* begin DATASET CONTENT *
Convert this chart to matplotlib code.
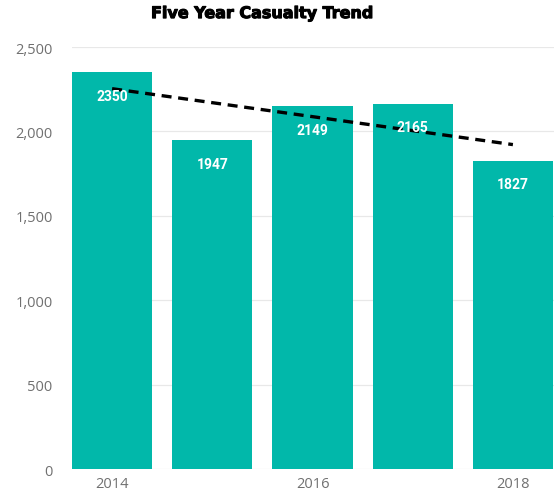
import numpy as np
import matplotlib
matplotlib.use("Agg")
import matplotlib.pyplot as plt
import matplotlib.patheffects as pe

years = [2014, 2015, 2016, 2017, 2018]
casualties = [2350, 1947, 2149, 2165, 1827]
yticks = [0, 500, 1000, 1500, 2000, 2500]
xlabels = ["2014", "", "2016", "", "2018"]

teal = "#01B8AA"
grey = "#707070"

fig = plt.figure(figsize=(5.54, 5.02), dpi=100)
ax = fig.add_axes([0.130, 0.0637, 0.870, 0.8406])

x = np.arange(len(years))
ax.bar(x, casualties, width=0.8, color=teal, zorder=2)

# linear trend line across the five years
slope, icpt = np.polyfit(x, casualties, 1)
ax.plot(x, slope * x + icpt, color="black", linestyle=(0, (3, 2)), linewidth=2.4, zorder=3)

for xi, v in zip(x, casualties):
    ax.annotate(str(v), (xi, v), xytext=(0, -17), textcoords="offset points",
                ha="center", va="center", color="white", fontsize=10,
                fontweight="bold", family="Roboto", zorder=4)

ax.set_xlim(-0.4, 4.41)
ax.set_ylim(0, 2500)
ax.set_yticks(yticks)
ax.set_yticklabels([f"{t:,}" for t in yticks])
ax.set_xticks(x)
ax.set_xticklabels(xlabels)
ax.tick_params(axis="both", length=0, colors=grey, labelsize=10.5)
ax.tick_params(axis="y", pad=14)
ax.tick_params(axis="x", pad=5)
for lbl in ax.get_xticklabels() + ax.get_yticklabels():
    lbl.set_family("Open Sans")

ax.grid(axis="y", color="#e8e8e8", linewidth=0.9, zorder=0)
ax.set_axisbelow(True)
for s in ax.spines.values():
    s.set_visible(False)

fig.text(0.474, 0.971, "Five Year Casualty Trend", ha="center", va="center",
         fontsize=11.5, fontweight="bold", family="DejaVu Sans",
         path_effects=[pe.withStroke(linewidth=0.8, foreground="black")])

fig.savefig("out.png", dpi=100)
* end DATASET CONTENT *
WHAT TO PRODUCE:
Copy every line above word for word and exclude the pictures.

RESULT OF THIS EXERCISE:
Convert this chart to matplotlib code.
import numpy as np
import matplotlib
matplotlib.use("Agg")
import matplotlib.pyplot as plt
import matplotlib.patheffects as pe

years = [2014, 2015, 2016, 2017, 2018]
casualties = [2350, 1947, 2149, 2165, 1827]
yticks = [0, 500, 1000, 1500, 2000, 2500]
xlabels = ["2014", "", "2016", "", "2018"]

teal = "#01B8AA"
grey = "#707070"

fig = plt.figure(figsize=(5.54, 5.02), dpi=100)
ax = fig.add_axes([0.130, 0.0637, 0.870, 0.8406])

x = np.arange(len(years))
ax.bar(x, casualties, width=0.8, color=teal, zorder=2)

# linear trend line across the five years
slope, icpt = np.polyfit(x, casualties, 1)
ax.plot(x, slope * x + icpt, color="black", linestyle=(0, (3, 2)), linewidth=2.4, zorder=3)

for xi, v in zip(x, casualties):
    ax.annotate(str(v), (xi, v), xytext=(0, -17), textcoords="offset points",
                ha="center", va="center", color="white", fontsize=10,
                fontweight="bold", family="Roboto", zorder=4)

ax.set_xlim(-0.4, 4.41)
ax.set_ylim(0, 2500)
ax.set_yticks(yticks)
ax.set_yticklabels([f"{t:,}" for t in yticks])
ax.set_xticks(x)
ax.set_xticklabels(xlabels)
ax.tick_params(axis="both", length=0, colors=grey, labelsize=10.5)
ax.tick_params(axis="y", pad=14)
ax.tick_params(axis="x", pad=5)
for lbl in ax.get_xticklabels() + ax.get_yticklabels():
    lbl.set_family("Open Sans")

ax.grid(axis="y", color="#e8e8e8", linewidth=0.9, zorder=0)
ax.set_axisbelow(True)
for s in ax.spines.values():
    s.set_visible(False)

fig.text(0.474, 0.971, "Five Year Casualty Trend", ha="center", va="center",
         fontsize=11.5, fontweight="bold", family="DejaVu Sans",
         path_effects=[pe.withStroke(linewidth=0.8, foreground="black")])

fig.savefig("out.png", dpi=100)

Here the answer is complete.